The objective of this study is to investigate the application of machine learning techniques to the large-scale human expert evaluation of the impact of academic research. Using publicly available impact case study data from the UK’s Research Excellence Framework (2014), we trained five machine learning models on a range of qualitative and quantitative features, including institution, discipline, narrative style (explicit and implicit), and bibliometric and policy indicators. Our work makes two key contributions. Based on the accuracy metric in predicting high- and low-scoring impact case studies, it shows that machine learning models are able to process information to make decisions that resemble those of expert evaluators. It also provides insights into the characteristics of impact case studies that would be favoured if a machine learning approach was applied for their automated assessment. The results of the experiments showed strong influence of institutional context, selected metrics of narrative style, as well as the uptake of research by policy and academic audiences. Overall, the study demonstrates promise for a shift from descriptive to predictive analysis, but suggests caution around the use of machine learning for the assessment of impact case studies.
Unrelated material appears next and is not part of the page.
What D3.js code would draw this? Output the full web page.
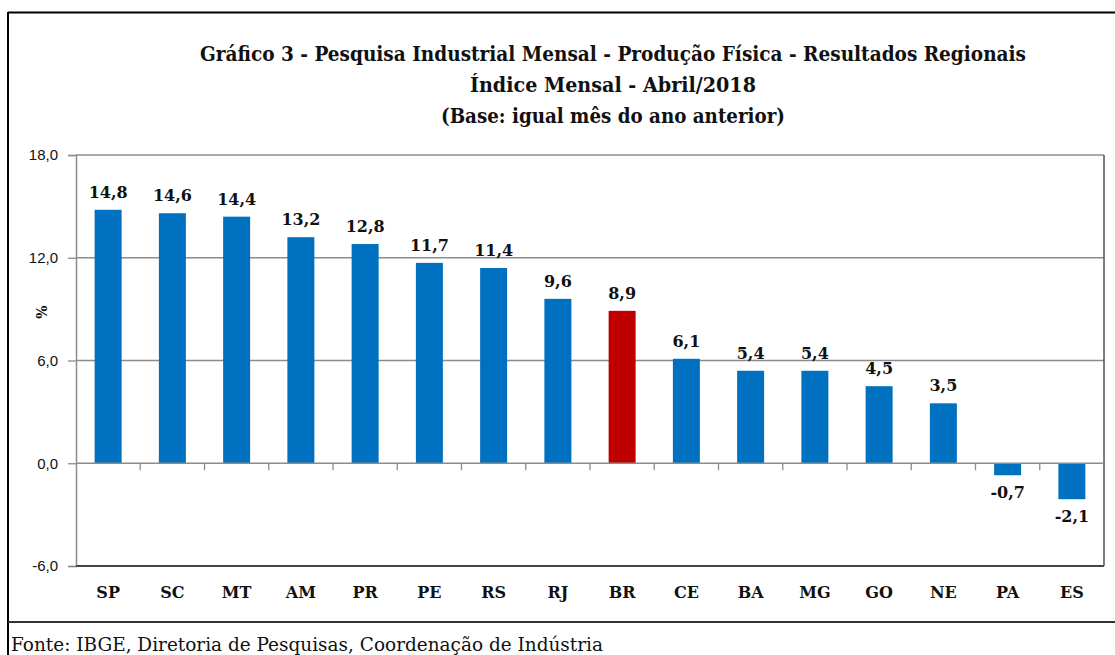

This article looks at aspects of artificial intelligence (AI) as they apply to assessment of research impact. AI has important but unexplored impacts for the future anything in almost everything, so it is important to look at it in the context of impact assessment. And this study is by Jonthan Grant and Kate Williams (with newly added Eliel Cohen) – a team well grounded in impact assessment.

The paper reviews some recent literature regarding AI and research assessment but none of it is on impact assessment. A recent deep dive into “Responsible use of technology in research assessment” was undertaken by the Statistical Cybermetrics and Research Evaluation Group, University of Wolverhampton and was summarized by those authors in the LSE Impact Blog. They summarize the report as follows, “We are not recommending this solution because in our judgement, its benefits are marginally outweighed by the perverse incentive it would generate for institutions to overvalue journal impact factors. UKRI has signed the Declaration on Research Assessment (DORA) against overuse of journal impact factors and is currently attempting to reduce its influence in the sector and so an AI system informing REF scores that relied partly on a journal impact calculation would be unwelcome.”
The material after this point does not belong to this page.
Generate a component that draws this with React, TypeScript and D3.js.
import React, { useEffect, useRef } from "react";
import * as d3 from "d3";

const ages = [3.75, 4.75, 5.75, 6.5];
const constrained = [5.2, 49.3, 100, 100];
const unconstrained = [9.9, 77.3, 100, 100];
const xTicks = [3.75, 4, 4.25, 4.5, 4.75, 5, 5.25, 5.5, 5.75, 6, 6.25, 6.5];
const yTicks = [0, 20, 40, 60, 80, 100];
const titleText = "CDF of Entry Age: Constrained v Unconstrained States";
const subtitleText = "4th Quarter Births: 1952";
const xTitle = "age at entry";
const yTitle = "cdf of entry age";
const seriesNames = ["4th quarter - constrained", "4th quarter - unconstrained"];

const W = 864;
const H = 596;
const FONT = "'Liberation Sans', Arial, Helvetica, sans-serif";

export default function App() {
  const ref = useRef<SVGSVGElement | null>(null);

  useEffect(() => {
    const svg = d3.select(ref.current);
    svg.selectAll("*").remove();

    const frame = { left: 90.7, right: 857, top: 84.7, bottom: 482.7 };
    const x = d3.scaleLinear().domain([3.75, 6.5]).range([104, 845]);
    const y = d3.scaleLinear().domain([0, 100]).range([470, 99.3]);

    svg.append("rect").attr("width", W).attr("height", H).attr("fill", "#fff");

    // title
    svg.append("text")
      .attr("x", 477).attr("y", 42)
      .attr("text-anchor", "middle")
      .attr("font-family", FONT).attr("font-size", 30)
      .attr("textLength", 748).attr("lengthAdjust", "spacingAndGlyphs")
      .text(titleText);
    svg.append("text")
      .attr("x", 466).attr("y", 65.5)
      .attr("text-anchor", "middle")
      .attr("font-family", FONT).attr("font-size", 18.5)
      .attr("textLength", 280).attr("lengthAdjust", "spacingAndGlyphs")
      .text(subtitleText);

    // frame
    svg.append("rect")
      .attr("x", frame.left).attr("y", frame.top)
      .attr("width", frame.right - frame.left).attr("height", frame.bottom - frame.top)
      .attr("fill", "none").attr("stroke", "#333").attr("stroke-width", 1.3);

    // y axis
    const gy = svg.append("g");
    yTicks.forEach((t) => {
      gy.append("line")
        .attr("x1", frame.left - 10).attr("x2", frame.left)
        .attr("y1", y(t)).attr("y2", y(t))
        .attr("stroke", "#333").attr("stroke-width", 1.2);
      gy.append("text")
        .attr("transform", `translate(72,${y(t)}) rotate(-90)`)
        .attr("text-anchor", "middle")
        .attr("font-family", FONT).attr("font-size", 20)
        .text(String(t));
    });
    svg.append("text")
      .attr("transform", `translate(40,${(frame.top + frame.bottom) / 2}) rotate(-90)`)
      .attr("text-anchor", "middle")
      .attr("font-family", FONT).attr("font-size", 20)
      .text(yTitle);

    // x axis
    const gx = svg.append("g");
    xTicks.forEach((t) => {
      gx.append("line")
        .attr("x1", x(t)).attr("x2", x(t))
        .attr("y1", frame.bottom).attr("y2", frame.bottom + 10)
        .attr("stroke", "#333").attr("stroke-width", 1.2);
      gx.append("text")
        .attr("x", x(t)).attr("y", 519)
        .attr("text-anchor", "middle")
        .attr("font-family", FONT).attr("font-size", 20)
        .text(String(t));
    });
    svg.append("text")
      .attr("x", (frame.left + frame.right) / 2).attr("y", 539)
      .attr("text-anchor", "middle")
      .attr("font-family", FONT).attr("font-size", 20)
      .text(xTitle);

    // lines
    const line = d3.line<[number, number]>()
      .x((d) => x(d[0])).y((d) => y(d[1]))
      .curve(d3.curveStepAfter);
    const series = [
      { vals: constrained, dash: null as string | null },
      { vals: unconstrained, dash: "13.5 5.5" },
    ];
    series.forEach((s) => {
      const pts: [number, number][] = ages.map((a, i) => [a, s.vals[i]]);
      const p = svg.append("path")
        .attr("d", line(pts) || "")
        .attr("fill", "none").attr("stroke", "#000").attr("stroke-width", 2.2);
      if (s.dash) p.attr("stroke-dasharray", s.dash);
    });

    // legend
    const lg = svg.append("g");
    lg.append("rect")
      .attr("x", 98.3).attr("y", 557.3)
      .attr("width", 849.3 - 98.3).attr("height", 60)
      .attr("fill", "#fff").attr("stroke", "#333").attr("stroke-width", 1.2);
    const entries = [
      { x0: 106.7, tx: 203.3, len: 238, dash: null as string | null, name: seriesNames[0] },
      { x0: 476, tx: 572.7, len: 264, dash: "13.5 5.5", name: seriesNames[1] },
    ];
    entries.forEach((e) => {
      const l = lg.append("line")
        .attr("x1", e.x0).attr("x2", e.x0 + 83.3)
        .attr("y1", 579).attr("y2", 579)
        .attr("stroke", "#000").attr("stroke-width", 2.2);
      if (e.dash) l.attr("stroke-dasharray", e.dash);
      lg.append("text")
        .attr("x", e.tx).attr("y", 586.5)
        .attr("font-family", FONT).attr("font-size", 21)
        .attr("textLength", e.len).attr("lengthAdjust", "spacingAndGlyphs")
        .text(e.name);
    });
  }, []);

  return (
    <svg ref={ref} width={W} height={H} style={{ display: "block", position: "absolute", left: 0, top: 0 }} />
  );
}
Back to the article at hand…go to the article for the details on data sources and methods what the authors did to which data. I will go right to the “so what”.

Peer review (the method for assessment of impact case studies in the UK Research Excellence Framework – REF) is challenged by lengthy delays, bias and superficiality and lack of generalization across disciplines and between reviewers and editors. “At least in theory, the (semi)automated nature of ML can add to the overall objectivity, transparency and reproducibility of the process, potentially making it an attractive complement to peer review.” With this article addressing the “in theory”.  The questions asked are:

  1. Can we predict high-scoring impact case studies using ML?
  2. What are the characteristics of high-scoring impact case studies?
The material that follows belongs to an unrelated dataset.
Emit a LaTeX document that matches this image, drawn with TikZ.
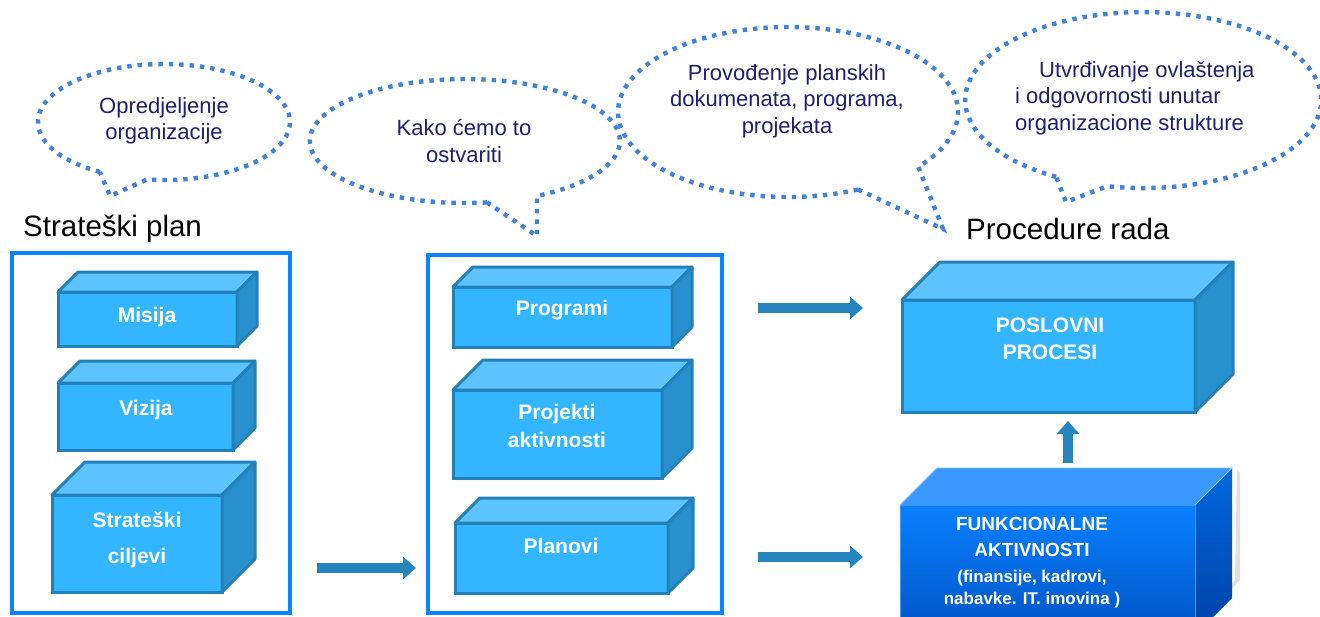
\documentclass[tikz,border=0pt]{standalone}
\usepackage{fontspec}
\setmainfont{Liberation Sans}
\usetikzlibrary{arrows.meta,calc}
\definecolor{frameblue}{RGB}{12,132,255}
\definecolor{boxfront}{RGB}{51,182,255}
\definecolor{boxtop}{RGB}{94,196,255}
\definecolor{boxside}{RGB}{40,145,205}
\definecolor{boxedge}{RGB}{36,128,184}
\definecolor{arrowblue}{RGB}{38,133,188}
\definecolor{dotblue}{RGB}{66,131,214}
\definecolor{navytext}{RGB}{30,32,112}
\definecolor{funtop}{RGB}{10,128,255}
\definecolor{funbot}{RGB}{0,84,196}
\definecolor{funtopface}{RGB}{58,152,255}
\definecolor{funsidetop}{RGB}{0,104,222}
\definecolor{funsidebot}{RGB}{0,66,165}
\tikzset{
  frontface/.style={draw=boxedge, line width=3pt, fill=boxfront, outer sep=0pt, inner sep=0pt},
  topface/.style={draw=boxedge, line width=3pt, fill=boxtop, line join=round},
  sideface/.style={draw=boxedge, line width=3pt, fill=boxside, line join=round},
  boxtext/.style={text=white, font=\bfseries\fontsize{21}{28}\selectfont, align=center, inner sep=0pt},
  frame/.style={draw=frameblue, line width=4pt, outer sep=0pt, inner sep=0pt},
  bubble/.style={draw=dotblue, line width=4.4pt, dash pattern=on 4.4pt off 6pt},
  bubbletext/.style={text=navytext, font=\fontsize{22}{26.5}\selectfont, align=center, inner sep=0pt},
  heading/.style={font=\fontsize{29.5}{34}\selectfont, text=black, inner sep=0pt},
  fatarrow/.style={draw=arrowblue, line width=9.5pt, -{Triangle[width=22pt,length=13pt]}},
}
\newcommand\mybox[6]{%
  \node[frontface, minimum width=#4pt, minimum height=#5pt] (#1) at (#2,#3) {};
  \draw[topface] (#1.north west) -- ++(#6,-#6) -- ([shift={(#6,-#6)}]#1.north east) -- (#1.north east) -- cycle;
  \draw[sideface] (#1.north east) -- ++(#6,-#6) -- ([shift={(#6,-#6)}]#1.south east) -- (#1.south east) -- cycle;
}
\begin{document}
\begin{tikzpicture}[x=1pt,y=-1pt]
\useasboundingbox (0,0) rectangle (1320,616);
\clip (0,0) rectangle (1320,616);
\fill[white] (0,0) rectangle (1320,616);

% speech bubbles
\draw[bubble] (100,172) coordinate (b1s) arc[start angle=120.5, end angle=457.8, x radius=126, y radius=58] -- (110,196) coordinate (b1t) -- cycle;
\draw[bubble] (487,202.4) coordinate (b2s) arc[start angle=81.8, end angle=422.3, x radius=155, y radius=62] -- (537,236) coordinate (b2t) -- cycle;
\draw[bubble] (858,189.5) coordinate (b3s) arc[start angle=65.7, end angle=400, x radius=170, y radius=85] -- (943,229) coordinate (b3t) -- cycle;
\draw[bubble] (1056.1,176.8) coordinate (b4s) arc[start angle=119.3, end angle=461.7, x radius=178, y radius=88] -- (1066,202) coordinate (b4t) -- cycle;

\node[bubbletext] (t1) at (164,121) {Opredjeljenje\\organizacije};
\node[bubbletext] (t2) at (464,141) {Kako ćemo to\\ostvariti};
\node[bubbletext] (t3) at (787,101) {Provođenje planskih\\dokumenata, programa,\\projekata};
\node[bubbletext, align=left, anchor=west] (t4) at (1015,98) {\hspace*{24pt}Utvrđivanje ovlaštenja\\i odgovornosti unutar\\organizacione strukture};

% headings
\node[heading, anchor=west] (h1) at (23,229) {Strateški plan};
\node[heading, anchor=west] (h2) at (966,229) {Procedure rada};

% frames
\node[frame, minimum width=278pt, minimum height=360pt] (f1) at (151,433) {};
\node[frame, minimum width=294pt, minimum height=358pt] (f2) at (575,434) {};

% left boxes
\mybox{misija}{147.5}{319}{179}{54}{20}
\node[boxtext] (misijat) at (147,317) {Misija};
\mybox{vizija}{145.5}{416.5}{175}{67}{22}
\node[boxtext] (vizijat) at (146,410) {Vizija};
\mybox{ciljevi}{137}{543.5}{170}{97}{33}
\node[boxtext, font=\bfseries\fontsize{21}{36}\selectfont] (ciljevit) at (137,540) {Strateški\\ciljevi};

% middle boxes
\mybox{programi}{562.5}{317}{219}{60}{20}
\node[boxtext] (programit) at (562,310) {Programi};
\mybox{projekti}{557.5}{434}{209}{88}{30}
\node[boxtext] (projektit) at (557,426) {Projekti\\aktivnosti};
\mybox{planovi}{561.5}{558}{213}{70}{25}
\node[boxtext] (planovit) at (561,546) {Planovi};

% right top box
\mybox{poslovni}{1048.5}{356}{293}{112}{38}
\node[boxtext, font=\bfseries\fontsize{21}{27}\selectfont] (poslovnit) at (1050,339) {POSLOVNI\\PROCESI};

% right bottom box
\fill[black!12] (1237,470) -- (1240,473) -- (1240,580) -- (1200,620) -- (1200,616) -- (1235,580) -- cycle;
\node[top color=funtop, bottom color=funbot, draw=funtopface, line width=0.8pt, outer sep=0pt, inner sep=0pt, minimum width=295pt, minimum height=130pt] (fun) at (1047.5,570) {};
\fill[funtopface] (fun.north west) -- ++(37,-37) -- ([shift={(37,-37)}]fun.north east) -- (fun.north east) -- cycle;
\shade[top color=funsidetop, bottom color=funsidebot] (fun.north east) -- ++(37,-37) -- ([shift={(37,-37)}]fun.south east) -- (fun.south east) -- cycle;
\draw[funtopface!60!white, line width=0.8pt] (fun.north west) -- ++(37,-37) -- ([shift={(37,-37)}]fun.north east) -- (fun.north east);
\draw[funtopface, line width=0.8pt] (fun.north east) -- (fun.south east);
\node[boxtext, font=\bfseries\fontsize{19}{26}\selectfont] (funa) at (1032,537) {FUNKCIONALNE\\AKTIVNOSTI};
\node[boxtext, font=\bfseries\fontsize{17}{22}\selectfont] (funb) at (1032,589) {(finansije, kadrovi,\\nabavke. IT. imovina )};

% arrows
\coordinate (a1s) at (317,568); \coordinate (a1e) at (416,568);
\coordinate (a2s) at (758,308); \coordinate (a2e) at (863,308);
\coordinate (a3s) at (758,557); \coordinate (a3e) at (863,557);
\coordinate (a4s) at (1068,463); \coordinate (a4e) at (1068,421);
\draw[fatarrow] (a1s) -- (a1e);
\draw[fatarrow] (a2s) -- (a2e);
\draw[fatarrow] (a3s) -- (a3e);
\draw[fatarrow] (a4s) -- (a4e);
\end{tikzpicture}
\end{document}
And yet the analysis is limited because UKRI makes the 6,679 REF 2014 impact case studies available but does not publish their individual scores.

Some observations

  • Predictions were stronger among REF Panels A (medicine, health and life sciences), B (physical sciences, engineering and mathematics) and C (social sciences) in comparison with Panel D (arts and humanities)
  • The models worked better when case studies from top peer institutions (judged by research income as a % of overall institutional income) and lower peer institutions were compared. Predictions were less strong with middle peer institutions.
  • Including policy references in predictive models was strongly predictive of high scoring case studies.
  • Case studies affiliated with companies and health care institutions and governments were affiliated with high scoring case studies while case studies affiliated with archives, non-profits and educational institutions were low scoring.

Some conclusions

  • ML may be recapitulating bias rating impact case studies from higher peer institutions as high and as low from low peer institutions.
  • ML may be recapitulating assumptions about the “importance” of impact affiliated with the private and health care sectors and not social care and education sectors.

An interesting conclusion about REF 2014 assessments: “It may be that REF2014 was not entirely able to avoid the social conditions that surround specific institutions. That is, there may have been implicit pre-conceptions that were captured in the evaluation.” And ML recapitulated these pre-conceptions.

Questions for brokers:

  1. The article presents what (they did) and so what (what they found). What about now what? What recommendations would you make to agencies overseeing assessments of research impact?
  2. Discuss: AI and ML should be used as inputs to expert review not to replace expert review.
  3. Does AI and ML help or hinder a commitment to DORA?

Research Impact Canada is producing this journal club series to make evidence on knowledge mobilization more accessible to knowledge brokers and to facilitate discussion about research on knowledge mobilization. It is designed for knowledge brokers and other parties interested in knowledge mobilization.